Otherwise, if you don’t have time to roast them, precooked beets are easy to find; just omit the vinegar in the recipe because they’ve usually been coated in it already.
- 4 beets, washed
- Small bunch of thyme sprigs
- 4 tablespoons olive oil
- 2 soft-boiled eggs
- 3 spring onions, chopped
- 1 tablespoon salted capers, rinsed, drained and chopped
- Small bunch of flat-leaf parsley, chopped
- Small bunch of fresh dill, chopped
- 2 tablespoons sour cream or crème fraîche
- 1 tablespoon wine vinegar
- sea salt and freshly ground black pepper
For the salad
Preheat the oven to 400°F.
Put the unpeeled, raw beets into a roasting tray with the thyme sprigs, 2 tablespoons of olive oil, a few pinches of salt, and a few tablespoons of water. Cover with foil and roast for 1½-2 hours, or until a knife inserted through the middle meets no resistance.
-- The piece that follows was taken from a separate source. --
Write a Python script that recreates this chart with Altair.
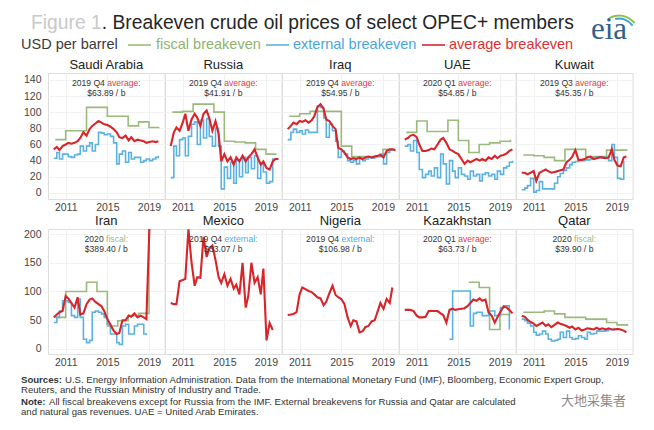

Remove and allow to cool slightly before slipping off their skins.
Meanwhile, cook your soft-boiled eggs.
Cut the beets into wedges and put them in a bowl with the spring onions, capers, and herbs.
Mix the sour cream with the vinegar and remaining oil, season well, and then stir into the beets.
Arrange the beet salad on a serving dish. Carefully peel the eggs, halve them lengthwise, and arrange on top.